The WHO’s proposed system will put in place a global health bureaucracy very different from the one it has traditionally maintained. Every two years, the organization will evaluate the degree of preparedness of each country to respond to rare events and demand rectifications. Intensive surveillance will make it possible to find new variants of the virus, which are always evolving in nature. Rather than allowing these variants to fade undetected, this bureaucracy will sequence them, name them, decide they pose a threat, and institute the society- and economy-destroying measures they have perfected since 2020.

Although the WHO recorded only one mild “pandemic” per generation in the last 100 years, this system makes the proclamation of frequent emergencies inevitable. That “success” will be an essential justification for maintaining funding. The response will include lockouts and border closures, then mass testing and vaccinations “to escape these closures and save the economy.” The media will peddle breaking news, count infections and available hospital beds without providing any context; health departments will tout essential workers as heroes internationally, regionally and nationally. Covid-19 established this model.

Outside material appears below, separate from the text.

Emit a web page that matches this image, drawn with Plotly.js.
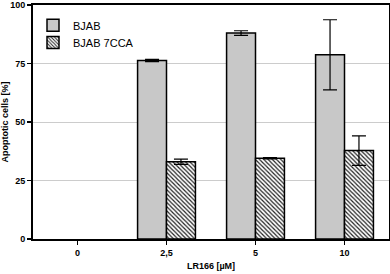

In a country with a functioning constitutional democracy, such a perverse incentive-based system would not be allowed. But WHO does not operate under any national jurisdiction, nor is it directly accountable to any population. It does not have to bear the negative impacts of its dictates. It is prioritizing the needs of its sponsors and trying to impose them on others far away. It has no choice but to accept this funding and pay the salaries of its staff.

Be realistic about health

WHO is not the organization it was 40 years ago. Based on disease burden (what maims and kills people), the big killers of humanity, apart from old age, are non-communicable diseases (i.e. most cancers, heart disease, stroke, diabetes and other metabolic diseases), infectious diseases such as tuberculosis, HIV/AIDS, malaria and the many ills resulting from child malnutrition. By comparison, pandemics have had a minimal cost to humanity in the last century. Uninhibited by these realities, WHO continues to consider Covid-19 (mean age of death >75 years) and even monkeypox (<100 deaths worldwide) to be international emergencies.

WHO’s funding arrangements, its track record and the perverse nature of its proposed pandemic response should be enough to make these proposed arrangements anathema in democratic states. If implemented, they should disqualify WHO from receiving public funding or providing health advice. The international community can benefit from coordination on health matters, but it would be unwise to entrust that function to an organization that clearly serves other interests.